# REQUIRED TASK
Your task is to write out only the lines running from the line with "Convert this chart to matplotlib code." to the line with "fontsize=17, color='#3A3A3A', zorder=7)", both ends kept, with no images.

# DATA PROVIDED
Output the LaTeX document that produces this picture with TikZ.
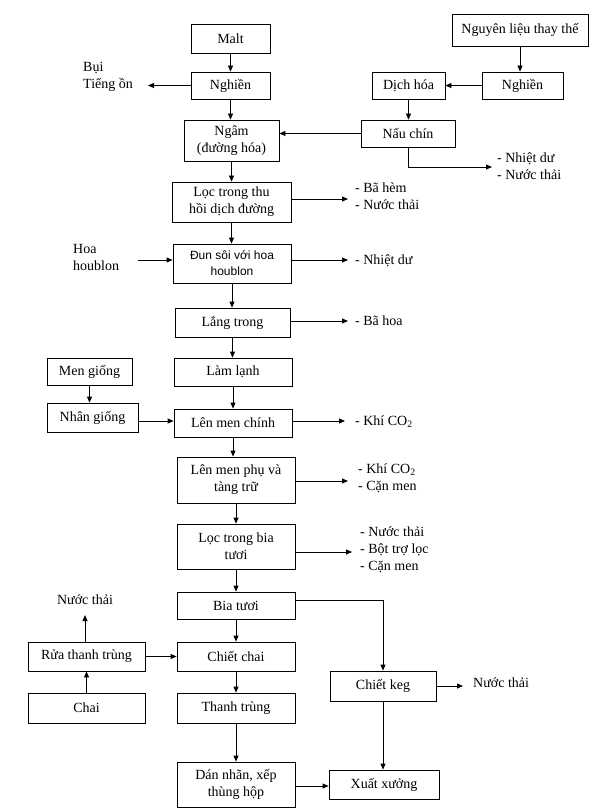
...
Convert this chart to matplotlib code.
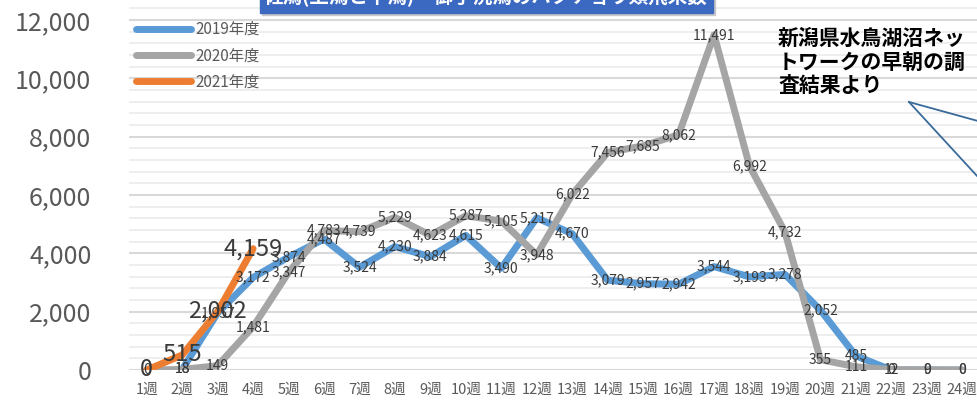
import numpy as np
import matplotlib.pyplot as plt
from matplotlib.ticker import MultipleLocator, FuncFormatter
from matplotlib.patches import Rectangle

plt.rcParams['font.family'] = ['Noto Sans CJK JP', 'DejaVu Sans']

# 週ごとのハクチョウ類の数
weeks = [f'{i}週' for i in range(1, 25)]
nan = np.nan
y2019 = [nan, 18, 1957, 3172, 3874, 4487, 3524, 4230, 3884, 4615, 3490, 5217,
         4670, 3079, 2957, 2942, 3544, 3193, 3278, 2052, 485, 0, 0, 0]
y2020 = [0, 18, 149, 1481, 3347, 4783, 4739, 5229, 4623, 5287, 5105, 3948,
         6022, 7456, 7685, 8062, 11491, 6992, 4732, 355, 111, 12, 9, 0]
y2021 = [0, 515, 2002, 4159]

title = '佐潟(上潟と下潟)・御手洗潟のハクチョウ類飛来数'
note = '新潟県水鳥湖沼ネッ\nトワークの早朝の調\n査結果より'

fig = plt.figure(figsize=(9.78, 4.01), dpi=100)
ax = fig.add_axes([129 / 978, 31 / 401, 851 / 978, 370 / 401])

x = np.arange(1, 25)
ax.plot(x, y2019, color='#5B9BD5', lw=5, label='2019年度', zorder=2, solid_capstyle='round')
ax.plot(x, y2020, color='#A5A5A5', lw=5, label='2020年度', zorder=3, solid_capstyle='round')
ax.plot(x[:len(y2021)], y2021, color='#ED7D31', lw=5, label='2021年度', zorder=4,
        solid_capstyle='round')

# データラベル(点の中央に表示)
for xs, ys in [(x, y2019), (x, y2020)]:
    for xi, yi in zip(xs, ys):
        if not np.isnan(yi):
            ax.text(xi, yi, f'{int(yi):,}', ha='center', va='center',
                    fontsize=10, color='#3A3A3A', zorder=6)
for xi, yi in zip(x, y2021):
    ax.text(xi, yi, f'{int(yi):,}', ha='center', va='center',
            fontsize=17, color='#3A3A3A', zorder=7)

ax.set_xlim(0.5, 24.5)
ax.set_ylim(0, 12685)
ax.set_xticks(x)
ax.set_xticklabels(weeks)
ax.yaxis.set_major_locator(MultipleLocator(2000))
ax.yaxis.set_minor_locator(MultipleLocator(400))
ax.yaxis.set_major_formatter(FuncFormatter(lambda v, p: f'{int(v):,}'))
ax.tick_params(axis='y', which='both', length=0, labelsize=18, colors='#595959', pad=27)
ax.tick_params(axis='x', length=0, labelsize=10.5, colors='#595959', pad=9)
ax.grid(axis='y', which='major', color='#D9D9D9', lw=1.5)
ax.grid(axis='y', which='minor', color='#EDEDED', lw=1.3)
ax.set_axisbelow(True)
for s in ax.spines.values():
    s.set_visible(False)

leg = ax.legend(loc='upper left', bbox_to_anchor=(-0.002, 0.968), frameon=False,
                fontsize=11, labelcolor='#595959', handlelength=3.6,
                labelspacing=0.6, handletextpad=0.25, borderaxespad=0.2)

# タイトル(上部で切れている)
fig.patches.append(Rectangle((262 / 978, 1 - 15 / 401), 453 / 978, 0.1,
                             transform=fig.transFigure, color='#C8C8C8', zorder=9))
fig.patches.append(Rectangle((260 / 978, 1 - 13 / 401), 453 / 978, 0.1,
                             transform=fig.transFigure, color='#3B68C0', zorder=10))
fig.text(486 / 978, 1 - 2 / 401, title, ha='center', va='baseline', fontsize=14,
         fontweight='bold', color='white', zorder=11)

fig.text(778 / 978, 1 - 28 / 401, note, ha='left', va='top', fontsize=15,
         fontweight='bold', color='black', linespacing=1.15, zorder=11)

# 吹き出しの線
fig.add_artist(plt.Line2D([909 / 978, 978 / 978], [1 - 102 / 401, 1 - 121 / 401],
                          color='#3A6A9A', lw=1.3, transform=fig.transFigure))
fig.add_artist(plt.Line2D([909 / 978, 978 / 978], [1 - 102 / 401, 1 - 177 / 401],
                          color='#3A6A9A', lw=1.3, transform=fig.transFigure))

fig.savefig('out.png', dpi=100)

# ANSWER TO THIS TASK
Convert this chart to matplotlib code.
import numpy as np
import matplotlib.pyplot as plt
from matplotlib.ticker import MultipleLocator, FuncFormatter
from matplotlib.patches import Rectangle

plt.rcParams['font.family'] = ['Noto Sans CJK JP', 'DejaVu Sans']

# 週ごとのハクチョウ類の数
weeks = [f'{i}週' for i in range(1, 25)]
nan = np.nan
y2019 = [nan, 18, 1957, 3172, 3874, 4487, 3524, 4230, 3884, 4615, 3490, 5217,
         4670, 3079, 2957, 2942, 3544, 3193, 3278, 2052, 485, 0, 0, 0]
y2020 = [0, 18, 149, 1481, 3347, 4783, 4739, 5229, 4623, 5287, 5105, 3948,
         6022, 7456, 7685, 8062, 11491, 6992, 4732, 355, 111, 12, 9, 0]
y2021 = [0, 515, 2002, 4159]

title = '佐潟(上潟と下潟)・御手洗潟のハクチョウ類飛来数'
note = '新潟県水鳥湖沼ネッ\nトワークの早朝の調\n査結果より'

fig = plt.figure(figsize=(9.78, 4.01), dpi=100)
ax = fig.add_axes([129 / 978, 31 / 401, 851 / 978, 370 / 401])

x = np.arange(1, 25)
ax.plot(x, y2019, color='#5B9BD5', lw=5, label='2019年度', zorder=2, solid_capstyle='round')
ax.plot(x, y2020, color='#A5A5A5', lw=5, label='2020年度', zorder=3, solid_capstyle='round')
ax.plot(x[:len(y2021)], y2021, color='#ED7D31', lw=5, label='2021年度', zorder=4,
        solid_capstyle='round')

# データラベル(点の中央に表示)
for xs, ys in [(x, y2019), (x, y2020)]:
    for xi, yi in zip(xs, ys):
        if not np.isnan(yi):
            ax.text(xi, yi, f'{int(yi):,}', ha='center', va='center',
                    fontsize=10, color='#3A3A3A', zorder=6)
for xi, yi in zip(x, y2021):
    ax.text(xi, yi, f'{int(yi):,}', ha='center', va='center',
            fontsize=17, color='#3A3A3A', zorder=7)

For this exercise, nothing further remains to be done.